Wednesday, January 04, 2006

queasy

Chinese sweet and sour soup is traditionally made with pork blood.

Dread manifests itself in the most physical of ways. In the years before I graduated high school and college, nervous about the future, my face was covered with itchy welts that no doctor could cure. Two years ago, on my way to a new job that made me sick to my stomach with nerves, I stooped under my umbrella and vomited by a tree on Broadway.

Something in the last few weeks has changed to put me ill at ease. I'm nervous. At the office I dose up on chamomile tea and worry about my ability to get the work done. I haven't brought myself to write decent (well, any) emails to some friends I made this summer, and the idea of dying friendships saddens me. (Tu, che magari non leggi più, scomparirai anche tu? Tout ce qu'on dit de l'ambroisie, ne touche point ma fantaisie, au prix des grâces de tes yeux.)

On the surface right now, it’s an exciting and fulfilling time: I’m here doing what I came here to do, meeting people and performing, becoming known by fellow musicians and pursuing my own projects. But it’s a double-edged sword. Thanks to my diva-airhead teacher this past semester, I have strong doubts about my singing skills. I didn't grow as much as I could have, and I feel no closer to having a real vocal technique than I did last summer. To put it another way, I am building a house, brick by brick, but I've got no blueprints to follow. Musicians often doubt themselves fiercely, and I'm sure I'm being over-critical, but my singing feels physically tense, and my ears don't lie. It is also not validating that the diva-airhead* gave me a B+ for the semester, an evaluation that no doubt reflects her low opinion of me and her high opinion of herself. *(This term, of course, is meant in only the most flattering of ways. Diva-airhead is actually an ancient Magyar goddess who was offered the same esteem of other household deities such as grandmothers and mothers-in-laws.)

So here I am with fewer musical tools than I need and several important solo concerts and an audition coming up. Yes, I'm getting myself "out there," but it would be nicer to think that the results of this exposure are likely to be positive, not that I will sing for people who will then never want to hear me again....
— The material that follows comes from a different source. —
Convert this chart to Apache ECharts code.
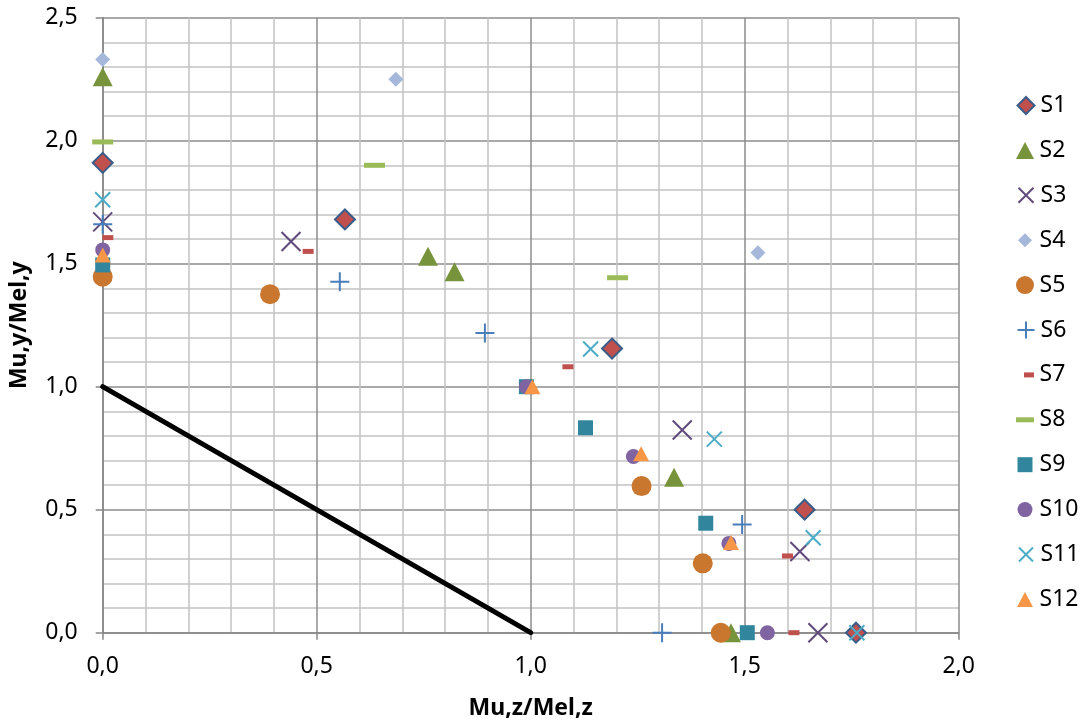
<!DOCTYPE html>
<html>
<head>
<meta charset="utf-8">
<script src="https://cdn.jsdelivr.net/npm/echarts@6/dist/echarts.min.js"></script>
<style>
  html, body { margin: 0; padding: 0; background: #ffffff; }
  #chart { width: 1084px; height: 724px; }
</style>
</head>
<body>
<div id="chart"></div>
<script>
// ---- data: normalised moment pairs (Mu,z/Mel,z ; Mu,y/Mel,y) per specimen series ----
const seriesNames = ['S1', 'S2', 'S3', 'S4', 'S5', 'S6', 'S7', 'S8', 'S9', 'S10', 'S11', 'S12'];

const s1  = [[0, 1.91], [0.566, 1.68], [1.19, 1.155], [1.64, 0.50], [1.76, 0]];
const s2  = [[0, 2.26], [0.76, 1.53], [0.822, 1.467], [1.335, 0.632], [1.468, 0]];
const s3  = [[0, 1.67], [0.44, 1.59], [1.354, 0.824], [1.629, 0.33], [1.671, 0]];
const s4  = [[0, 2.33], [0.685, 2.25], [1.531, 1.545]];
const s5  = [[0, 1.447], [0.391, 1.376], [1.259, 0.596], [1.402, 0.282], [1.444, 0]];
const s6  = [[0, 1.66], [0.554, 1.427], [0.893, 1.218], [1.494, 0.44], [1.307, 0]];
const s7  = [[0.012, 1.606], [0.48, 1.55], [1.087, 1.081], [1.60, 0.312], [1.615, 0]];
const s8  = [[0, 1.995], [0.635, 1.90], [1.203, 1.443]];
const s9  = [[0, 1.495], [0.99, 1.0], [1.128, 0.833], [1.409, 0.445], [1.506, 0]];
const s10 = [[0, 1.556], [0.99, 1.0], [1.24, 0.716], [1.463, 0.363], [1.553, 0]];
const s11 = [[0, 1.76], [1.14, 1.153], [1.429, 0.787], [1.66, 0.386], [1.762, 0]];
const s12 = [[0, 1.535], [1.004, 1.0], [1.258, 0.727], [1.468, 0.367]];

const seriesData = [s1, s2, s3, s4, s5, s6, s7, s8, s9, s10, s11, s12];

// linear interaction limit Mu,z/Mel,z + Mu,y/Mel,y = 1
const limitLine = [[0, 1], [1, 0]];

// axis ranges and tick step
const xRange = [0, 2];
const yRange = [0, 2.5];
const tickStep = 0.5;

const xTitle = 'Mu,z/Mel,z';
const yTitle = 'Mu,y/Mel,y';

// ---- styling ----
const FONT = '"Noto Sans", "Open Sans", sans-serif';
const CROSS = 'path://M0,0L10,10M10,0L0,10';
const PLUS = 'path://M5,0L5,10M0,5L10,5';

const markerStyles = [
  { symbol: 'diamond',  size: [20, 20], color: '#C0504D', border: '#385D8A', bw: 2, legend: [17, 17] },
  { symbol: 'triangle', size: [20, 19], color: '#77933C', legend: [18, 17] },
  { symbol: CROSS,      size: [19, 19], color: '#604A7B', border: '#604A7B', bw: 2, legend: [15, 15] },
  { symbol: 'diamond',  size: [15, 15], color: '#A5B7DA', legend: [14, 14] },
  { symbol: 'circle',   size: [20, 20], color: '#C9772F', legend: [18, 18] },
  { symbol: PLUS,       size: [19, 19], color: '#4A7EBB', border: '#4A7EBB', bw: 2, legend: [17, 17] },
  { symbol: 'rect',     size: [11, 5],  color: '#C0504D', legend: [10, 5], shift: 4 },
  { symbol: 'rect',     size: [21, 5],  color: '#9BBB59', legend: [18, 5] },
  { symbol: 'rect',     size: [15, 15], color: '#31859C', legend: [15, 15] },
  { symbol: 'circle',   size: [15, 15], color: '#8064A2', legend: [15, 15] },
  { symbol: CROSS,      size: [15, 15], color: '#4BACC6', border: '#4BACC6', bw: 2, legend: [14, 14] },
  { symbol: 'triangle', size: [16, 15], color: '#F79646', legend: [16, 15] }
];

const fmt = v => v.toFixed(1).replace('.', ',');

const series = [{
  name: 'limit',
  type: 'line',
  data: limitLine,
  symbol: 'none',
  silent: true,
  z: 1,
  lineStyle: { color: '#000000', width: 5, cap: 'round' }
}];

seriesNames.forEach((name, i) => {
  const st = markerStyles[i];
  series.push({
    name: name,
    type: 'scatter',
    data: seriesData[i],
    symbol: st.symbol,
    symbolSize: st.size,
    clip: false,
    z: 2 + i,
    itemStyle: {
      color: st.color,
      borderColor: st.border || st.color,
      borderWidth: st.bw || 0,
      opacity: 1
    },
    emphasis: { disabled: true }
  });
});

// one legend block per entry so each marker keeps its own proportions
const legendTop = 106;
const legendStep = 44.9;
const legendIconX = 1025;
const legends = seriesNames.map((name, i) => {
  const st = markerStyles[i];
  const w = st.legend[0], h = st.legend[1];
  const cx = legendIconX + (st.shift || 0);
  const textStart = 1039.5;
  const pad = Math.max(0, textStart - (cx - w / 2 + w + 5));
  return {
    data: [name],
    orient: 'vertical',
    left: cx - w / 2,
    top: legendTop + i * legendStep - 12,
    itemWidth: w,
    itemHeight: h,
    padding: 0,
    selectedMode: false,
    textStyle: {
      fontFamily: FONT,
      fontSize: 23,
      color: '#000000',
      padding: [0, 0, 0, pad]
    }
  };
});

const axisCommon = {
  type: 'value',
  interval: tickStep,
  axisLine: { show: true, onZero: false, lineStyle: { color: '#868686', width: 1.5 } },
  axisTick: { show: true, inside: false, length: 7, lineStyle: { color: '#868686', width: 1.5 } },
  splitLine: { show: true, lineStyle: { color: '#8c8c8c', width: 1.5 } },
  minorTick: { show: false, splitNumber: 5 },
  minorSplitLine: { show: true, lineStyle: { color: '#c2c2c2', width: 1.5 } },
  axisLabel: {
    formatter: fmt,
    fontFamily: FONT,
    fontSize: 23,
    color: '#000000'
  },
  nameLocation: 'middle',
  nameMoveOverlap: false,
  nameTextStyle: {
    fontFamily: FONT,
    fontSize: 23,
    fontWeight: 'bold',
    color: '#000000'
  }
};

const option = {
  animation: false,
  backgroundColor: '#ffffff',
  grid: {
    left: 102.7,
    right: 125.3,
    top: 17.7,
    bottom: 91.3,
    containLabel: false,
    outerBoundsMode: 'none'
  },
  xAxis: Object.assign({}, axisCommon, {
    min: xRange[0],
    max: xRange[1],
    name: xTitle,
    nameGap: 64,
    axisLabel: Object.assign({}, axisCommon.axisLabel, { margin: 22 })
  }),
  yAxis: Object.assign({}, axisCommon, {
    min: yRange[0],
    max: yRange[1],
    name: yTitle,
    nameGap: 72,
    nameRotate: 90,
    axisLabel: Object.assign({}, axisCommon.axisLabel, { margin: 25 })
  }),
  legend: legends,
  tooltip: { show: false },
  series: series
};

const chart = echarts.init(document.getElementById('chart'), null, { renderer: 'canvas' });
chart.setOption(option);
</script>
</body>
</html>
In my last year of college I took an introductory philosophy course. I respected my philosopher-bruiser professor, who often dressed in shorts, never lectured from notes, and looked like the erudite progeny of Walt Whitman and Johannes Brahms. While writing my first paper on Aristotle’s Politics, I flipped out. “I just don’t think I’m putting this into words very well,” I wailed on the phone to a friend, my face itching like a fury. "It sounds like you're doing a last minute cobble job now, but you'll just prepare better for next time," she consoled.

The paper came back with an A. "Excellent discussion," wrote Brahms.